Requirement: The lines to return are those from the one containing "Output the component" down to the one containing "import * as", inclusive; return them exactly and nothing else.

Input material:
******

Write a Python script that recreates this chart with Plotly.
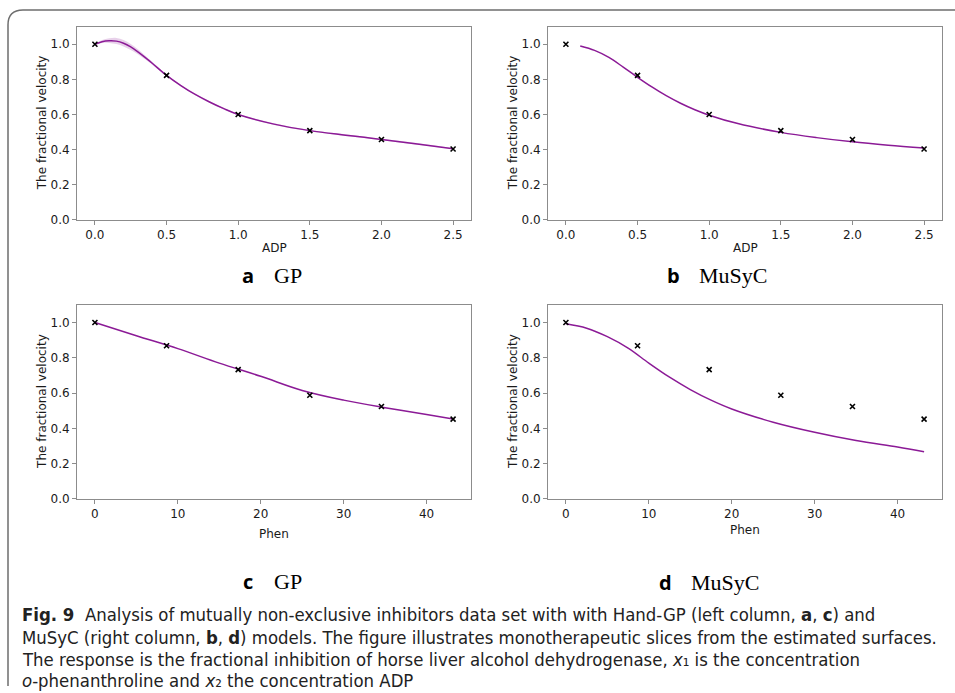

******

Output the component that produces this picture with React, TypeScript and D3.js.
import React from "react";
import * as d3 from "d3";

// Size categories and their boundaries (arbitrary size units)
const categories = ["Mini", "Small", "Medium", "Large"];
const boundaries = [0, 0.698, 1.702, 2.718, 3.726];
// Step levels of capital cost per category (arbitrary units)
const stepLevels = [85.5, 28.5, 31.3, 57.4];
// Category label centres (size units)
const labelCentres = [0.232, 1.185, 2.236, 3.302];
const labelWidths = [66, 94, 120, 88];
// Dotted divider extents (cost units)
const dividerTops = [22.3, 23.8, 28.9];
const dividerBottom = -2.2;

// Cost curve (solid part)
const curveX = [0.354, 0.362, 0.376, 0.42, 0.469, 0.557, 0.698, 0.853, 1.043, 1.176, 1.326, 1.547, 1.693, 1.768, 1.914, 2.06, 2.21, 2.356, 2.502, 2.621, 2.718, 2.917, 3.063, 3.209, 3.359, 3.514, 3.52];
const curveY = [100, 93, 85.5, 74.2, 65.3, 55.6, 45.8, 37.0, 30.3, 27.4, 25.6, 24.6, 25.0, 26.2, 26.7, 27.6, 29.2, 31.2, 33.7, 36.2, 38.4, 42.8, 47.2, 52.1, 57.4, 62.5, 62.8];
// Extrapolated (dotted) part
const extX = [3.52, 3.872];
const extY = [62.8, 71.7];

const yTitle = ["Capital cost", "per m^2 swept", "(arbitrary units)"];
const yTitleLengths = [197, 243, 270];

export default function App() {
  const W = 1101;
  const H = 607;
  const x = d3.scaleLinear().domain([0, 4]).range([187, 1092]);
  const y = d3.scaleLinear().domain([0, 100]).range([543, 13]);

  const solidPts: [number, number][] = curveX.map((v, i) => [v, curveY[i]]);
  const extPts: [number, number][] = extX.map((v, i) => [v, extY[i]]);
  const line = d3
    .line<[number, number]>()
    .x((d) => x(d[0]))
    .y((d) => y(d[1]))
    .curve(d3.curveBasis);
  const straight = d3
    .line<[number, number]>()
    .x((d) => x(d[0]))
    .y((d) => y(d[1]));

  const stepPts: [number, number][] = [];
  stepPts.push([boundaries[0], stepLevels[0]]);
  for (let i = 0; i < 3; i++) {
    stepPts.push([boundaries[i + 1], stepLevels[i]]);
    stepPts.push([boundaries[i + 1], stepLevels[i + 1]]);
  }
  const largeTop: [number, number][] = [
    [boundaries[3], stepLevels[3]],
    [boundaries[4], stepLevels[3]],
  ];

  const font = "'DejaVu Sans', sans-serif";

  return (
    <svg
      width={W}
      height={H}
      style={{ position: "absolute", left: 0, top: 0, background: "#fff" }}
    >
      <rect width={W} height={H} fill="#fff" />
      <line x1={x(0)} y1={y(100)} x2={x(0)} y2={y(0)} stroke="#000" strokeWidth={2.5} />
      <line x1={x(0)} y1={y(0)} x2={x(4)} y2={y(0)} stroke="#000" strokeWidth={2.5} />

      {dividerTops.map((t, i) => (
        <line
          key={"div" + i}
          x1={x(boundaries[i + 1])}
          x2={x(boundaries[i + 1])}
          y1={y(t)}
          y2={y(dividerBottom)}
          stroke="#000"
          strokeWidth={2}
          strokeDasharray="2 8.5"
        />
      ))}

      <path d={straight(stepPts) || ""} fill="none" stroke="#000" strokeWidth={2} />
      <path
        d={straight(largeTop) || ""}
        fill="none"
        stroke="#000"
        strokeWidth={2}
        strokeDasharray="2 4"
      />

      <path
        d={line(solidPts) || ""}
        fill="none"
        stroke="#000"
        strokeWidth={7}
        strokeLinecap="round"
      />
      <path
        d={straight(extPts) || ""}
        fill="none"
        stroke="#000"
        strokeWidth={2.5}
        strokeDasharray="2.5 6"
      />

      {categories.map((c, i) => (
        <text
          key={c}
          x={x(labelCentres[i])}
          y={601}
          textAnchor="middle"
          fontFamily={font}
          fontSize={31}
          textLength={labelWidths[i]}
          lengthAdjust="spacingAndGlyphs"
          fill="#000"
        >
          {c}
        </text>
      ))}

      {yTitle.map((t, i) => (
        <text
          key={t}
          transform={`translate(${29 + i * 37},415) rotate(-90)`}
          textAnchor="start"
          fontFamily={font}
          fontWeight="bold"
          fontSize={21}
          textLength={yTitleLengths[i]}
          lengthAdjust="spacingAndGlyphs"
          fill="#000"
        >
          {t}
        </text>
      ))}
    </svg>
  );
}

******

Result of this task:
Output the component that produces this picture with React, TypeScript and D3.js.
import React from "react";
import * as d3 from "d3";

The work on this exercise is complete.